A saga of men, dogs, wild animals and great frozen wonders.
Described as a French adventurer, explorer, writer and moviemaker, Nicolas Vanier takes his inspiration from the land that inspired author Jack London—the breathtaking landscapes of the frozen North. His expeditions often involve retracing historic trails and he's covered terrain such as Lapland, Siberia, Mongolia and the Yukon. Whether crossing on foot or utilizing horses, sled dogs, or canoes, his adventures push the limits of human endurance in harsh climates.
White Odyssey is Vanier's documentary, produced for French television, chronicling his 1999 journey across the Great White North with a pack of sled dogs. Starting out from Skagway, Alaska the 100-day route over the Rockies and through the Canadian North to Quebec stretches more than 8,600 kilometers (5,344 miles). With temperatures dropping as low as -40 degrees Celsius, Vanier places his team and himself at considerable risk even with the best preparations in place.
Since this documentary doesn't provide much in the way of an introduction to Mr. Vanier, I performed a quick Internet search for his biography only to find English language entries were quite sparse. Following the expedition featured on this DVD, he has gone on to write books and make a feature-length film, The Last Trapper. Though I was unaware of Vanier's reputation prior to this film, I suspect he is better known in France and among those northern communities where residents find it normal when someone is introduced as a "professional musher." White Odyssey definitely speaks to that audience and like-minded outdoor enthusiasts. As he progresses on his journey, we're told that the local communities are excited about Vanier's undertaking and they're coming out to see him. On screen, it appears as though he's only attracting a few individual supporters. That probably speaks to the relative population of those remote regions, however, and by the time he starts his approach on Quebec City there is a sizable crowd cheering him on.
What does it take to accomplish a dogsled crossing of the Canadian North? Vanier's pack of tough and disciplined dogs—a cross between a Siberian hunting dog and a Greenlander bitch—are magnificent animals. It also helps to have a team of experts for technical and moral support. For this adventure, the extra hands include a cook, a trapper, and a philosopher. An indispensable component of the expedition is the advance team of two snowmobiles that carve out the path for the sled. The dogs are helpless when they're stuck up to their necks in soft snow, so it's the job of the snowmobiles to compact the snow into a visible trail.

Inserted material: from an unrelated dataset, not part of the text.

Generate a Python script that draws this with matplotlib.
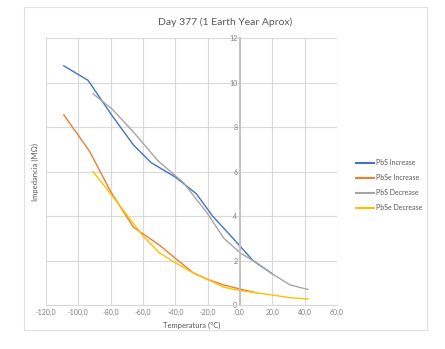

The inherent danger of the journey doesn't come across too well in this film. The viewer is dropped into this world without so much as an introduction to the locale. It isn't explained why Vanier has chosen to tackle this challenge or who is bankrolling it. Consequently, a viewer meeting Vanier for the first time might assume he is a crazy rich guy with an appetite for adventure. There are occasions when the team is delayed by weather or find themselves off course, so they all stand around fretting. The drama that might have come out of these moments is quickly dismissed when, in the next scene, the sled is moving again under sunny skies. When a snowstorm stops you in your tracks, I can't imagine there's much more to do other than setting up shelter and waiting it out so those scenes cut together is likely true to how the days' events unfolded. However, the repeating juxtaposition of blizzards and perfect weather makes the visual narrative of the film seem like disconnected moments strung together.
The English voice-over narration on this DVD from SKD keeps the viewer at arm's length from the action. The program's original audio track is turned down and English voice actors provide translation of the French dialogue. The English voices are reasonably timed with the scenes but they sound stiff and disconnected from the visuals. It doesn't help that underneath the British accents you can still hear the faint French dialogue. The camera also has a tendency to look away from the persons speaking so the dialogue always feels like it's taking place outside of the scene. As the original audio is turned down in favor of the English-dialogue recording, the quality of the sound effects and music is also sacrificed.
Shot on video, the 1.33:1 full frame picture is of satisfactory quality. Considering how the frame is mostly white, the cinematography manages to capture a good amount of detail. The winter landscapes are truly gorgeous, especially the footage when the team is passing through the Rocky Mountains, and I enjoyed the scenery for at least 40 minutes before it started to feel tedious. After a while, one frozen wilderness is as impressive as the last and it's difficult to see any geographical distinction between them. Also, I wish they could have cleaned the camera lens more often because the frequent water drops and dirt that end up on screen are distracting.
Taking into account the mechanical and technological advantages available to an "explorer" in 1999, I don't dismiss Vanier's remarkable feat. Among the moments that I appreciate in this film are seeing the trapper's skill with a slingshot, observing the power of those dogs and taking in those views of the Arctic wilderness. Where White Odyssey comes up short is that it doesn't make this a compelling adventure to outsiders who don't know anything about Vanier or the tradition of rugged living in the North. It doesn't speak to mainstream viewers and consequently feels like Vanier's fancy video diary.